Chakapuli with lamb
4 servings
120 minutes
Chakapuli with lamb is a fragrant Georgian dish symbolizing spring and abundance of greens. Its history dates back centuries when shepherds cooked meat over fire with wild greens and young wine. Tender lamb simmers in white wine with plenty of fresh herbs, garlic, and hot pepper, creating a rich, spicy flavor with a slight tartness of plum. The dish requires no complex preparation and is perfect for festive gatherings as its rich aroma awakens the appetite.
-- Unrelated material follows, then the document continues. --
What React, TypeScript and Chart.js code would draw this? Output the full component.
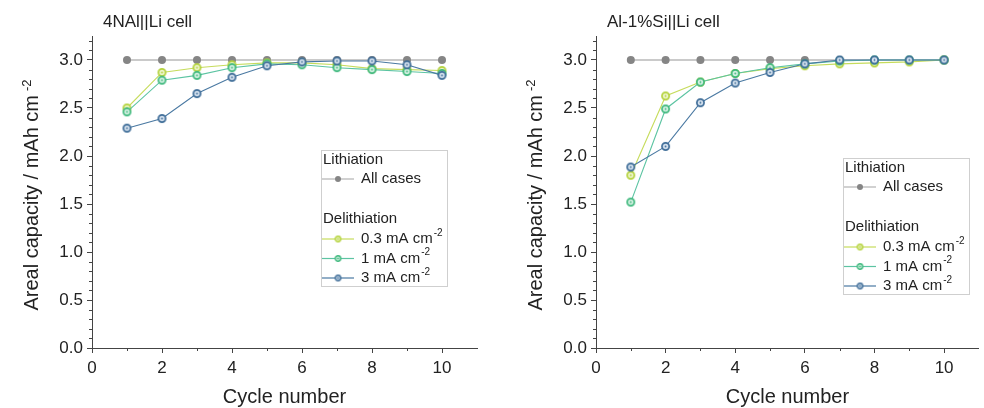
import React, { useEffect, useRef } from "react";
import { Chart, registerables } from "chart.js";
Chart.register(...registerables);

// ---------- data ----------
const cycles = [1, 2, 3, 4, 5, 6, 7, 8, 9, 10];
const xMajorTicks = [0, 2, 4, 6, 8, 10];
const xMinorTicks = [1, 3, 5, 7, 9];
const yMajorTicks = [0, 0.5, 1.0, 1.5, 2.0, 2.5, 3.0];
const yMinorTicks = [0.1, 0.2, 0.3, 0.4, 0.6, 0.7, 0.8, 0.9, 1.1, 1.2, 1.3, 1.4, 1.6, 1.7, 1.8, 1.9, 2.1, 2.2, 2.3, 2.4, 2.6, 2.7, 2.8, 2.9, 3.1, 3.2];

const leftLithiation = [3.0, 3.0, 3.0, 3.0, 3.0, 3.0, 3.0, 3.0, 3.0, 3.0];
const left03 = [2.5, 2.87, 2.92, 2.95, 2.97, 2.97, 2.95, 2.91, 2.9, 2.89];
const left1 = [2.46, 2.79, 2.84, 2.92, 2.96, 2.95, 2.92, 2.9, 2.88, 2.86];
const left3 = [2.29, 2.39, 2.65, 2.82, 2.94, 2.98, 2.99, 2.99, 2.95, 2.84];

const rightLithiation = [3.0, 3.0, 3.0, 3.0, 3.0, 3.0, 3.0, 3.0, 3.0, 3.0];
const right03 = [1.8, 2.625, 2.77, 2.86, 2.91, 2.94, 2.96, 2.97, 2.98, 3.0];
const right1 = [1.52, 2.49, 2.77, 2.86, 2.92, 2.96, 2.99, 3.0, 3.0, 3.0];
const right3 = [1.885, 2.1, 2.555, 2.76, 2.87, 2.96, 3.0, 3.0, 3.0, 3.0];

const FONT = '"Liberation Sans", Arial, Helvetica, sans-serif';
const AXIS = "#444444";
const TEXT = "#222222";

const GRAY_LINE = "#b9b9b9";
const GRAY_PT = "#858585";
const YEL = { line: "#c6dc5c", stroke: "#b3d23a", fill: "#eef5cc" };
const GRN = { line: "#5cc4a2", stroke: "#3db87c", fill: "#d7f1e4" };
const BLU = { line: "#4a79a2", stroke: "#3b6a96", fill: "#d7e3ef" };

function makeMarker(stroke: string, fill: string, size: number, r: number, lw: number): HTMLCanvasElement {
  const c = document.createElement("canvas");
  c.width = size;
  c.height = size;
  const g = c.getContext("2d")!;
  const m = size / 2;
  g.beginPath();
  g.arc(m, m, r, 0, Math.PI * 2);
  g.fillStyle = fill;
  g.fill();
  g.lineWidth = lw;
  g.strokeStyle = stroke;
  g.stroke();
  g.beginPath();
  g.arc(m, m, 0.9, 0, Math.PI * 2);
  g.fillStyle = stroke;
  g.fill();
  return c;
}

type PanelSpec = {
  title: string;
  lith: number[];
  s03: number[];
  s1: number[];
  s3: number[];
  padRight: number;
  legendDx: number;
  legendTop: number;
};

function buildConfig(spec: PanelSpec, markers: HTMLCanvasElement[], legendMarkers: HTMLCanvasElement[]): any {
  const pts = (arr: number[]) => cycles.map((c, i) => ({ x: c, y: arr[i] }));
  const entries = [
    { text: "0.3 mA cm", sup: "-2", col: YEL, m: legendMarkers[0] },
    { text: "1 mA cm", sup: "-2", col: GRN, m: legendMarkers[1] },
    { text: "3 mA cm", sup: "-2", col: BLU, m: legendMarkers[2] },
  ];

  const decor = {
    id: "decor",
    afterDraw(chart: any) {
      const ctx = chart.ctx as CanvasRenderingContext2D;
      const { left, bottom } = chart.chartArea;
      const xs = chart.scales.x;
      const ys = chart.scales.y;
      ctx.save();
      // minor ticks
      ctx.strokeStyle = AXIS;
      ctx.lineWidth = 1;
      ctx.beginPath();
      for (const v of xMinorTicks) {
        const px = Math.round(xs.getPixelForValue(v)) + 0.5;
        ctx.moveTo(px, bottom);
        ctx.lineTo(px, bottom + 3);
      }
      for (const v of yMinorTicks) {
        const py = Math.round(ys.getPixelForValue(v)) + 0.5;
        ctx.moveTo(left - 3, py);
        ctx.lineTo(left, py);
      }
      ctx.stroke();

      // panel title
      ctx.fillStyle = TEXT;
      ctx.font = `17px ${FONT}`;
      ctx.textBaseline = "alphabetic";
      ctx.textAlign = "left";
      ctx.fillText(spec.title, left + 11, 27);

      // y axis title with superscript
      ctx.save();
      ctx.translate(38, 195);
      ctx.rotate(-Math.PI / 2);
      ctx.font = `20px ${FONT}`;
      const main = "Areal capacity / mAh cm";
      const wm = ctx.measureText(main).width;
      ctx.font = `13px ${FONT}`;
      const ws = ctx.measureText("-2").width;
      const gap = 4;
      const total = wm + gap + ws;
      const sx = -total / 2;
      ctx.font = `20px ${FONT}`;
      ctx.fillText(main, sx, 0);
      ctx.font = `13px ${FONT}`;
      ctx.fillText("-2", sx + wm + gap, -7);
      ctx.restore();

      // legend box
      const lx = left + spec.legendDx;
      const ly = spec.legendTop;
      const lw = 126;
      const lh = 136;
      ctx.fillStyle = "#ffffff";
      ctx.fillRect(lx, ly, lw, lh);
      ctx.strokeStyle = "#cfcfcf";
      ctx.lineWidth = 1;
      ctx.strokeRect(lx + 0.5, ly + 0.5, lw, lh);

      ctx.fillStyle = TEXT;
      ctx.textBaseline = "middle";
      ctx.font = `15px ${FONT}`;
      ctx.fillText("Lithiation", lx + 2, ly + 10);
      const ry = ly + 29;
      ctx.strokeStyle = GRAY_LINE;
      ctx.lineWidth = 1.3;
      ctx.beginPath();
      ctx.moveTo(lx + 1, ry);
      ctx.lineTo(lx + 33, ry);
      ctx.stroke();
      ctx.fillStyle = GRAY_PT;
      ctx.beginPath();
      ctx.arc(lx + 17, ry, 3, 0, Math.PI * 2);
      ctx.fill();
      ctx.fillStyle = TEXT;
      ctx.fillText("All cases", lx + 40, ry);

      ctx.fillText("Delithiation", lx + 2, ly + 69);
      entries.forEach((e, i) => {
        const y = ly + 89 + i * 19.5;
        ctx.strokeStyle = e.col.line;
        ctx.lineWidth = 1.2;
        ctx.beginPath();
        ctx.moveTo(lx + 1, y);
        ctx.lineTo(lx + 33, y);
        ctx.stroke();
        ctx.drawImage(e.m, lx + 17 - e.m.width / 2, y - e.m.height / 2);
        ctx.fillStyle = TEXT;
        ctx.font = `15px ${FONT}`;
        ctx.fillText(e.text, lx + 40, y);
        const w = ctx.measureText(e.text).width;
        ctx.font = `10px ${FONT}`;
        ctx.fillText(e.sup, lx + 40 + w + 1, y - 6);
      });
      ctx.restore();
    },
  };

  return {
    type: "line",
    data: {
      datasets: [
        {
          label: "All cases",
          data: pts(spec.lith),
          borderColor: GRAY_LINE,
          borderWidth: 1.5,
          pointStyle: "circle",
          pointRadius: 4,
          pointBackgroundColor: GRAY_PT,
          pointBorderColor: GRAY_PT,
          pointBorderWidth: 0,
          order: 4,
        },
        {
          label: "0.3 mA cm-2",
          data: pts(spec.s03),
          borderColor: YEL.line,
          borderWidth: 1.1,
          pointStyle: markers[0],
          pointRadius: 4,
          order: 3,
        },
        {
          label: "1 mA cm-2",
          data: pts(spec.s1),
          borderColor: GRN.line,
          borderWidth: 1.1,
          pointStyle: markers[1],
          pointRadius: 4,
          order: 2,
        },
        {
          label: "3 mA cm-2",
          data: pts(spec.s3),
          borderColor: BLU.line,
          borderWidth: 1.1,
          pointStyle: markers[2],
          pointRadius: 4,
          order: 1,
        },
      ],
    },
    options: {
      responsive: false,
      animation: false,
      devicePixelRatio: 1,
      layout: { padding: { top: 36, right: spec.padRight, left: 0, bottom: 0 } },
      plugins: {
        legend: { display: false },
        tooltip: { enabled: false },
        title: { display: false },
      },
      elements: { line: { tension: 0 } },
      scales: {
        x: {
          type: "linear",
          min: 0,
          max: 11,
          afterBuildTicks: (s: any) => {
            s.ticks = xMajorTicks.map((v) => ({ value: v }));
          },
          afterFit: (s: any) => {
            s.height = 60;
          },
          grid: { drawOnChartArea: false, tickLength: 5, color: AXIS, tickColor: AXIS },
          border: { display: true, color: AXIS, width: 1 },
          ticks: {
            color: TEXT,
            font: { family: FONT, size: 17 },
            padding: 5,
            maxRotation: 0,
            autoSkip: false,
            callback: (v: any) => String(v),
          },
          title: {
            display: true,
            text: "Cycle number",
            color: TEXT,
            font: { family: FONT, size: 20, lineHeight: 1.1 },
            padding: { top: 0, bottom: 0 },
          },
        },
        y: {
          type: "linear",
          min: 0,
          max: 3.25,
          afterBuildTicks: (s: any) => {
            s.ticks = yMajorTicks.map((v) => ({ value: v }));
          },
          afterFit: (s: any) => {
            s.width = 92;
          },
          grid: { drawOnChartArea: false, tickLength: 5, color: AXIS, tickColor: AXIS },
          border: { display: true, color: AXIS, width: 1 },
          ticks: {
            color: TEXT,
            font: { family: FONT, size: 17 },
            padding: 4,
            autoSkip: false,
            callback: (v: any) => Number(v).toFixed(1),
          },
        },
      },
    },
    plugins: [decor],
  };
}

function Panel(props: { spec: PanelSpec; left: number; width: number }) {
  const ref = useRef<HTMLCanvasElement | null>(null);
  useEffect(() => {
    if (!ref.current) return;
    const markers = [
      makeMarker(YEL.stroke, YEL.fill, 11, 3.6, 1.7),
      makeMarker(GRN.stroke, GRN.fill, 11, 3.6, 1.7),
      makeMarker(BLU.stroke, BLU.fill, 11, 3.6, 1.7),
    ];
    const legendMarkers = [
      makeMarker(YEL.stroke, YEL.fill, 9, 2.7, 1.4),
      makeMarker(GRN.stroke, GRN.fill, 9, 2.7, 1.4),
      makeMarker(BLU.stroke, BLU.fill, 9, 2.7, 1.4),
    ];
    const chart = new Chart(ref.current, buildConfig(props.spec, markers, legendMarkers));
    return () => chart.destroy();
  }, []);
  return (
    <div style={{ position: "absolute", left: props.left, top: 0, width: props.width, height: 408 }}>
      <canvas ref={ref} width={props.width} height={408} style={{ width: props.width, height: 408, display: "block" }} />
    </div>
  );
}

const leftSpec: PanelSpec = {
  title: "4NAl||Li cell",
  lith: leftLithiation,
  s03: left03,
  s1: left1,
  s3: left3,
  padRight: 15,
  legendDx: 229,
  legendTop: 150,
};

const rightSpec: PanelSpec = {
  title: "Al-1%Si||Li cell",
  lith: rightLithiation,
  s03: right03,
  s1: right1,
  s3: right3,
  padRight: 2,
  legendDx: 247,
  legendTop: 158,
};

export default function App() {
  return (
    <div style={{ position: "absolute", left: 0, top: 0, width: 984, height: 408, background: "#ffffff", overflow: "hidden" }}>
      <Panel spec={leftSpec} left={0} width={492} />
      <Panel spec={rightSpec} left={504} width={480} />
    </div>
  );
}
Chakapuli is served hot and pairs wonderfully with fresh bread and a glass of dry Georgian wine, making its vibrant taste special among Caucasian meat dishes.

1
Finely chop the greens, onion, garlic, and pepper.
- Green onions: 70 g
- Parsley: 70 g
- Coriander: 70 g
- Green chili pepper: 25 g
- Garlic: to taste
2
Cut the meat into small pieces and place it in the cauldron.
- Mutton: 0.5 kg
- Lamb ribs: 0.5 kg
3
Add several layers of greens, pepper, onion, garlic, and plums.
- Green onions: 70 g
- Parsley: 70 g
- Coriander: 70 g
- Green chili pepper: 25 g
- White wine: 1 l
- Garlic: to taste
- Plums: 200 g
4
Pour in the wine, season with salt to taste, and cover with a lid.
- White wine: 1 l
- Salt: to taste
5
Simmer for about one to one and a half hours on low heat.